>> begin

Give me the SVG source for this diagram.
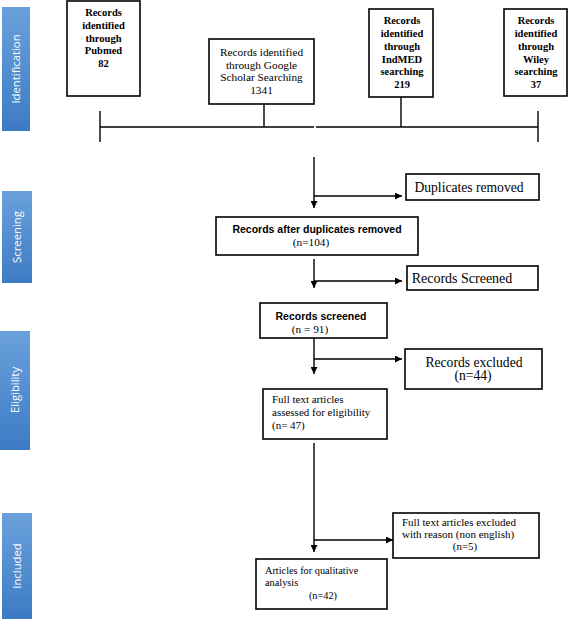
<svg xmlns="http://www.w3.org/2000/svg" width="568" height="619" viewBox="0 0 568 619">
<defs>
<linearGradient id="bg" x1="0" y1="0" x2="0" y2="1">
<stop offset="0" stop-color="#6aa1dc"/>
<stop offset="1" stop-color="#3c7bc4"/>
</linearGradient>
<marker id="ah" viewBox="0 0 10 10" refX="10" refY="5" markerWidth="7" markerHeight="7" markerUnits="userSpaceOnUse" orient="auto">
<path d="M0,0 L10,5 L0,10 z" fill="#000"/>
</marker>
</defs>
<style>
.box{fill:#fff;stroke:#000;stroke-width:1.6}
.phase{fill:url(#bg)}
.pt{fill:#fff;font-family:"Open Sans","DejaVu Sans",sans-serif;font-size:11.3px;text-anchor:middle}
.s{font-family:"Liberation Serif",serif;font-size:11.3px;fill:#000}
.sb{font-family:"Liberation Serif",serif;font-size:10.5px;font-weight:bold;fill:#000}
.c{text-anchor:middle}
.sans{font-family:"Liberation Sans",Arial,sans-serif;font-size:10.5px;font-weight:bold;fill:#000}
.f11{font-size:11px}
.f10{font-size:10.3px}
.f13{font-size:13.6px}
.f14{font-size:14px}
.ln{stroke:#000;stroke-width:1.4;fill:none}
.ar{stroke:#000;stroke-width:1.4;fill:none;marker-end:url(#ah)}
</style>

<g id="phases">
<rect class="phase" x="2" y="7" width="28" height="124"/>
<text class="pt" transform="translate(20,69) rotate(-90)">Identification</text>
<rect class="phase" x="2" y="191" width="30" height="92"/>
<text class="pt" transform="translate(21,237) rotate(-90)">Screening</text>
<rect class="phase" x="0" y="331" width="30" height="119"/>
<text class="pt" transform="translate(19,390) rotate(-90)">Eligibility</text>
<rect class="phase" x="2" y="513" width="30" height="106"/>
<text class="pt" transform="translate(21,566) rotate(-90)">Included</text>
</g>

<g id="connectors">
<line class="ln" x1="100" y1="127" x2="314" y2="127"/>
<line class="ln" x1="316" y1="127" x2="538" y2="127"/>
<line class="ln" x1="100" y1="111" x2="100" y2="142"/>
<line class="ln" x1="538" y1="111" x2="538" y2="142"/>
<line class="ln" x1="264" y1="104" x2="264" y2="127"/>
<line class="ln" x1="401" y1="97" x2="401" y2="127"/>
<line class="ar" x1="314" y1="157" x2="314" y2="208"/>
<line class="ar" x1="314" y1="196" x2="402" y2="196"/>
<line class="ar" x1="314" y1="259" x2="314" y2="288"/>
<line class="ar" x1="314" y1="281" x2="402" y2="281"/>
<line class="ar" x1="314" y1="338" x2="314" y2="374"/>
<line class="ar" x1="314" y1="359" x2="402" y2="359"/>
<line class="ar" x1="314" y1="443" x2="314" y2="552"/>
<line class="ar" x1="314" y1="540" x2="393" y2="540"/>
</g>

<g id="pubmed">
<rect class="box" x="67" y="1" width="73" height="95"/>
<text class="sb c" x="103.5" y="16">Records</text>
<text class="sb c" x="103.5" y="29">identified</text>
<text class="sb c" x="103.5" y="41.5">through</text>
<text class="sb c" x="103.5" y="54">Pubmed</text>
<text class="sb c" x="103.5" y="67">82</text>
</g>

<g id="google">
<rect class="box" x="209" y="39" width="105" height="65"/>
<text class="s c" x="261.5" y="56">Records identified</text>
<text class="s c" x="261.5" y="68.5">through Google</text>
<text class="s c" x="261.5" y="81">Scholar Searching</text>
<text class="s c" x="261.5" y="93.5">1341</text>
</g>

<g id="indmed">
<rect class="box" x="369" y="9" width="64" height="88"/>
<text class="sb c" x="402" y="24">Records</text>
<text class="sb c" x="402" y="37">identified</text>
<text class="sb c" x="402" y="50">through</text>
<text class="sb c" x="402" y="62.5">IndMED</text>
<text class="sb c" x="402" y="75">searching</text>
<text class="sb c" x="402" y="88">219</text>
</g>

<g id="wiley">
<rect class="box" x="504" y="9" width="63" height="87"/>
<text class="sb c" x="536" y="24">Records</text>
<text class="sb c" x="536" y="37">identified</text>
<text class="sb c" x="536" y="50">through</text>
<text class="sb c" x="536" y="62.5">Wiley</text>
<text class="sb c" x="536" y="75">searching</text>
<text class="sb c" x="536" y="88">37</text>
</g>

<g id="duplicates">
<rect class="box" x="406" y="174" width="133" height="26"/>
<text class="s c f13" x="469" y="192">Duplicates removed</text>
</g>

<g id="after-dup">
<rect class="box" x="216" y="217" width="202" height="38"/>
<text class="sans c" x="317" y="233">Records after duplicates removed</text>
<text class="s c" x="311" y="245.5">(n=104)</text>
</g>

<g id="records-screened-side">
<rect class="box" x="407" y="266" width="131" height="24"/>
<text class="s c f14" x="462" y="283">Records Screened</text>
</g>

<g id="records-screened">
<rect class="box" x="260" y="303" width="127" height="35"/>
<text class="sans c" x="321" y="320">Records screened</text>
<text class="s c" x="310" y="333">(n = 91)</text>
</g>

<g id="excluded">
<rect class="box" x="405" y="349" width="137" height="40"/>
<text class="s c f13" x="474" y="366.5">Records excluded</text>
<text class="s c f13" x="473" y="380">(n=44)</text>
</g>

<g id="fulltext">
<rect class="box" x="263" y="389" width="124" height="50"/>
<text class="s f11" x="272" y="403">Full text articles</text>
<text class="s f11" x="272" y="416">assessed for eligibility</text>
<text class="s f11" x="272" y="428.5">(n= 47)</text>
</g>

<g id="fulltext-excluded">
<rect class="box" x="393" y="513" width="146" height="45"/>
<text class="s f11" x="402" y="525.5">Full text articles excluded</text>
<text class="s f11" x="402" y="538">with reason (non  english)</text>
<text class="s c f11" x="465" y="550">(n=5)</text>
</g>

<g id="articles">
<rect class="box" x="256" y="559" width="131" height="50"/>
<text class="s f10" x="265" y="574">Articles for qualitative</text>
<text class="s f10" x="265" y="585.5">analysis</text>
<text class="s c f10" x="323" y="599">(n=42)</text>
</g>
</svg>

>> end

● **WORK REQUIRED**:
All of the material above needs to be restated exactly, with no pictures.

● **CORRECT OUTPUT**:
Give me the SVG source for this diagram.
<svg xmlns="http://www.w3.org/2000/svg" width="568" height="619" viewBox="0 0 568 619">
<defs>
<linearGradient id="bg" x1="0" y1="0" x2="0" y2="1">
<stop offset="0" stop-color="#6aa1dc"/>
<stop offset="1" stop-color="#3c7bc4"/>
</linearGradient>
<marker id="ah" viewBox="0 0 10 10" refX="10" refY="5" markerWidth="7" markerHeight="7" markerUnits="userSpaceOnUse" orient="auto">
<path d="M0,0 L10,5 L0,10 z" fill="#000"/>
</marker>
</defs>
<style>
.box{fill:#fff;stroke:#000;stroke-width:1.6}
.phase{fill:url(#bg)}
.pt{fill:#fff;font-family:"Open Sans","DejaVu Sans",sans-serif;font-size:11.3px;text-anchor:middle}
.s{font-family:"Liberation Serif",serif;font-size:11.3px;fill:#000}
.sb{font-family:"Liberation Serif",serif;font-size:10.5px;font-weight:bold;fill:#000}
.c{text-anchor:middle}
.sans{font-family:"Liberation Sans",Arial,sans-serif;font-size:10.5px;font-weight:bold;fill:#000}
.f11{font-size:11px}
.f10{font-size:10.3px}
.f13{font-size:13.6px}
.f14{font-size:14px}
.ln{stroke:#000;stroke-width:1.4;fill:none}
.ar{stroke:#000;stroke-width:1.4;fill:none;marker-end:url(#ah)}
</style>

<g id="phases">
<rect class="phase" x="2" y="7" width="28" height="124"/>
<text class="pt" transform="translate(20,69) rotate(-90)">Identification</text>
<rect class="phase" x="2" y="191" width="30" height="92"/>
<text class="pt" transform="translate(21,237) rotate(-90)">Screening</text>
<rect class="phase" x="0" y="331" width="30" height="119"/>
<text class="pt" transform="translate(19,390) rotate(-90)">Eligibility</text>
<rect class="phase" x="2" y="513" width="30" height="106"/>
<text class="pt" transform="translate(21,566) rotate(-90)">Included</text>
</g>

<g id="connectors">
<line class="ln" x1="100" y1="127" x2="314" y2="127"/>
<line class="ln" x1="316" y1="127" x2="538" y2="127"/>
<line class="ln" x1="100" y1="111" x2="100" y2="142"/>
<line class="ln" x1="538" y1="111" x2="538" y2="142"/>
<line class="ln" x1="264" y1="104" x2="264" y2="127"/>
<line class="ln" x1="401" y1="97" x2="401" y2="127"/>
<line class="ar" x1="314" y1="157" x2="314" y2="208"/>
<line class="ar" x1="314" y1="196" x2="402" y2="196"/>
<line class="ar" x1="314" y1="259" x2="314" y2="288"/>
<line class="ar" x1="314" y1="281" x2="402" y2="281"/>
<line class="ar" x1="314" y1="338" x2="314" y2="374"/>
<line class="ar" x1="314" y1="359" x2="402" y2="359"/>
<line class="ar" x1="314" y1="443" x2="314" y2="552"/>
<line class="ar" x1="314" y1="540" x2="393" y2="540"/>
</g>

<g id="pubmed">
<rect class="box" x="67" y="1" width="73" height="95"/>
<text class="sb c" x="103.5" y="16">Records</text>
<text class="sb c" x="103.5" y="29">identified</text>
<text class="sb c" x="103.5" y="41.5">through</text>
<text class="sb c" x="103.5" y="54">Pubmed</text>
<text class="sb c" x="103.5" y="67">82</text>
</g>

<g id="google">
<rect class="box" x="209" y="39" width="105" height="65"/>
<text class="s c" x="261.5" y="56">Records identified</text>
<text class="s c" x="261.5" y="68.5">through Google</text>
<text class="s c" x="261.5" y="81">Scholar Searching</text>
<text class="s c" x="261.5" y="93.5">1341</text>
</g>

<g id="indmed">
<rect class="box" x="369" y="9" width="64" height="88"/>
<text class="sb c" x="402" y="24">Records</text>
<text class="sb c" x="402" y="37">identified</text>
<text class="sb c" x="402" y="50">through</text>
<text class="sb c" x="402" y="62.5">IndMED</text>
<text class="sb c" x="402" y="75">searching</text>
<text class="sb c" x="402" y="88">219</text>
</g>

<g id="wiley">
<rect class="box" x="504" y="9" width="63" height="87"/>
<text class="sb c" x="536" y="24">Records</text>
<text class="sb c" x="536" y="37">identified</text>
<text class="sb c" x="536" y="50">through</text>
<text class="sb c" x="536" y="62.5">Wiley</text>
<text class="sb c" x="536" y="75">searching</text>
<text class="sb c" x="536" y="88">37</text>
</g>

<g id="duplicates">
<rect class="box" x="406" y="174" width="133" height="26"/>
<text class="s c f13" x="469" y="192">Duplicates removed</text>
</g>

<g id="after-dup">
<rect class="box" x="216" y="217" width="202" height="38"/>
<text class="sans c" x="317" y="233">Records after duplicates removed</text>
<text class="s c" x="311" y="245.5">(n=104)</text>
</g>

<g id="records-screened-side">
<rect class="box" x="407" y="266" width="131" height="24"/>
<text class="s c f14" x="462" y="283">Records Screened</text>
</g>

<g id="records-screened">
<rect class="box" x="260" y="303" width="127" height="35"/>
<text class="sans c" x="321" y="320">Records screened</text>
<text class="s c" x="310" y="333">(n = 91)</text>
</g>

<g id="excluded">
<rect class="box" x="405" y="349" width="137" height="40"/>
<text class="s c f13" x="474" y="366.5">Records excluded</text>
<text class="s c f13" x="473" y="380">(n=44)</text>
</g>

<g id="fulltext">
<rect class="box" x="263" y="389" width="124" height="50"/>
<text class="s f11" x="272" y="403">Full text articles</text>
<text class="s f11" x="272" y="416">assessed for eligibility</text>
<text class="s f11" x="272" y="428.5">(n= 47)</text>
</g>

<g id="fulltext-excluded">
<rect class="box" x="393" y="513" width="146" height="45"/>
<text class="s f11" x="402" y="525.5">Full text articles excluded</text>
<text class="s f11" x="402" y="538">with reason (non  english)</text>
<text class="s c f11" x="465" y="550">(n=5)</text>
</g>

<g id="articles">
<rect class="box" x="256" y="559" width="131" height="50"/>
<text class="s f10" x="265" y="574">Articles for qualitative</text>
<text class="s f10" x="265" y="585.5">analysis</text>
<text class="s c f10" x="323" y="599">(n=42)</text>
</g>
</svg>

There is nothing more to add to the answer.